Campus bathrooms RANKED
November 16, 2017
In a world of communal bathrooms, it can be hard to find a peaceful place to lose your poop. Luckily, The Wire has you covered. Sit back and relax, because the doctor of dropping logs is in.
5. For the Late Night Poo
Where: Upstairs Music Building (Single-Stall)
Yes, the toilet paper is scratchy, but what this toilet lacks in amenities it makes up in privacy. Plus, the music building is open 24 hours with swipe access. If this bathroom is occupied, you can also find some decent ones in the basement.
4. For a Classy Crap
Where: Memorial Hall
Umm, is this Whitman College or the Bellagio?? This bathroom is the perfect spot to rub elbows with Whitman’s rich and famous. Who knows, you might even run into Kathy Murray buttoning up her pants.
3. For the Intellectual BM
Where: 4th Floor of the Library
If your fifth cup of coffee has everything churning around down there, this is the place to be.

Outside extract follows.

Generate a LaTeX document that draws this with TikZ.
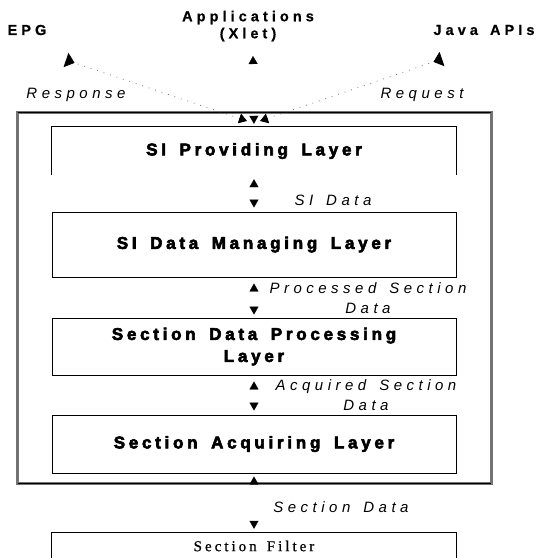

Just be sure to check that there’s still toilet paper before ya cleanse that colon.
2. For a Hasty Number Two
Where: Maxey Hall
Need to lay bricks before class? Mosey on over to these bathrooms by the professor offices. They’re prime for when the urge to purge hits and the bell’s about to ring.
- For a Deuce with a View
Where: 2nd Floor Hunter Conservatory
Guys, I’m hesitant to even include this one. This bathroom is the Cadillac of single-stalls. It’s quiet and secluded with beautiful natural light. Pro-tip: Open up the windows a crack for a view of the lake and some fun people watching.